Breast cancer detection increases significantly when the percentage of women whom radiologists call back for additional mammograms is higher than what experts recommend, a study says.
The research, “Recall and Cancer Detection Rates for Screening Mammography: Finding the Sweet Spot,” was published in the American Journal of Roentgenology.
A team led by Rush Medical College radiologist Paula Grabler discovered that the optimum rate of breast cancer detection was achieved when radiologists recalled 12 to 14 percent of the women they had checked earlier. That recall rate was considerably higher than the current American College of Radiology recommendation of five to 12 percent.
“Even 10 percent, the average current recall rate, may be too low,” Grabler, an assistant professor at Chicago-based Rush who authored the study, said in a press release.
But a recall rate higher than 14 percent generated statistically insignificant additional detection results, so the researchers recommended capping the rate at 14 percent.
Grabler’s team analyzed the practices of 19 breast imaging radiologists to determine optimal recall rates. They reviewed almost 189,000 mammograms performed between 2007 and 2012.

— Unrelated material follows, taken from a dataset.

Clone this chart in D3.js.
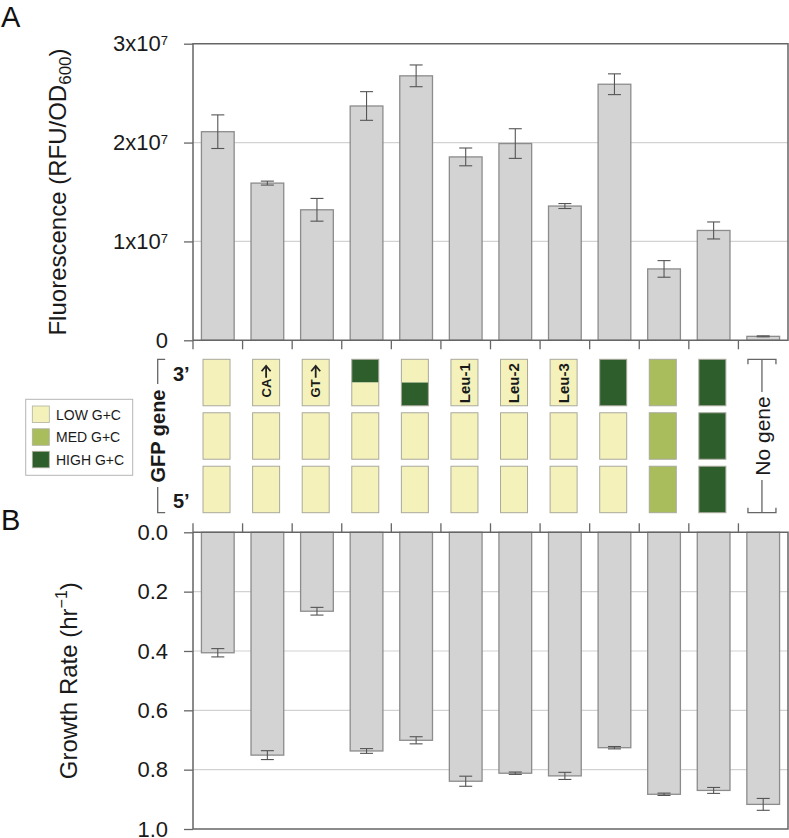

Radiologists “operating at recall rates 12 percent or higher found significantly more cancers of all types, compared with those operating within the minimally acceptable five to 12 percent recall performance,” the researchers wrote.
Grabler is aware that a recall request is a sensitive issue, both for the radiologist and the women who get a second breast imaging scan — because it’s often frightening for those who get called back. She advises radiologists to be careful when recalling patients.
“In my practice, when women return, we inform them of the results immediately after the additional imaging. We relieve their anxiety when we can before they walk out the door,” she said.
Cancers detected on mammograms range from ductal carcinoma in situ (DCIS), the most common type of non-invasive breast cancer, to more aggressive types. When doctors find a cancer early, women may be able to undergo less aggressive treatments.
Grabler said a newer 3D mammography technology will be available at Rush Oak Park Hospital in the spring that may be able to detect a lot more cases of cancer early without doctors having to resort to higher recall rates. The technology is based on tomosynthesis, which has been shown to be particularly helpful in diagnosing women with dense breasts.